Overview: The private placement market is an important component of US capital markets because it provides financing to entities for projects that could not be financed on the public side of the capital markets. Lending in the private placement market is information-intensive. Decisions to lend (by buying the bonds or other debt instruments issued by the borrowers in this market) are made on the basis of assessments of the credit quality of the issuer and negotiated covenants and other protections. Because information about the issuer, the issue and the financed projects are not publicly disseminated, private placements tend to be less liquid than publicly traded bonds.

These characteristics make privately placed bonds attractive to insurance companies. Insurers have the financial and legal sophistication to assess the issuer's credit risk and the other risks presented by the issuers, the issue and the project and to negotiate protections for their loans. Because insurers need long-term assets like bonds to match long-term liabilities, they can hold relatively illiquid assets like private placements to maturity, obtaining additional compensation from the issuer/borrower in the form of a higher coupon for doing so. Insurers can also monitor the performance of these assets, using covenants and other contractual protections to manage deteriorations in the credit quality of the issuer/borrower in a way which has, over time and collectively, resulted in much lower default rates for this asset class than for comparable publicly traded bonds.

As of 2015 year-end, $578.9 billion or 20.9% of insurance companies' total bond portfolio was in private placements, up from $531.5 billion in 2014. Furthermore, the credit quality of insurers' aggregate private placement portfolio is very high, with 93.4% of the securities in the investment-grade category, designated NAIC 1 or NAIC 2.

After volume reached a record $61 billion in 2015, according to Ernst and Young, 2016 was another strong year for the private placement market. According to Bank of America, in 2016 the amount of agented private placement debt issued was $51 billion; including direct placements, the total amount increased to approximately $65 billion as investors searched for deals to satisfy a growing demand.

The market got off to a slow start but more than made up for it with increased activity in the second half of the year, underlined by a fourth quarter that saw nearly $20 billion in volume. The deal count in 2016 declined from the previous year, but due to a greater number of large transactions, the total dollar volume in the year increased compared with 2015. For many market participants 2016 was the year of the megadeals as there were 22 transactions with a deal size over $500 million. The largest transaction in 2016 was a $2.5 billion deal for Mars, Inc.

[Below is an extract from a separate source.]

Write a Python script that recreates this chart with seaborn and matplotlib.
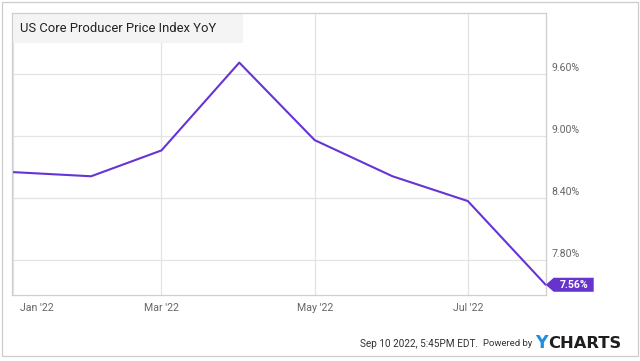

Status:By law or regulation adopted in each state, insurance companies are required to obtain and report to their regulators NAIC designations for the bonds they buy. NAIC designations are opinions of the credit quality of a bond; in other words – opinions about the relative likelihood that the bond will be repaid in accordance with its terms. NAIC designations are assigned to privately placed bonds by the SVO or are self-assigned by the insurance company if the bond is publicly rated by one or more of a number of credit rating providers. The SVO symbols for credit quality (called NAIC categories) range from NAIC 1 (highest quality/lowest risk of default) to NAIC 6 (lowest quality/in or near default). State insurance regulators use NAIC designations to specify regulatory treatment to bonds based on their NAIC category; including, accounting treatment, the applicable valuation rules, the risk-based capital factor assigned, and reserving treatment.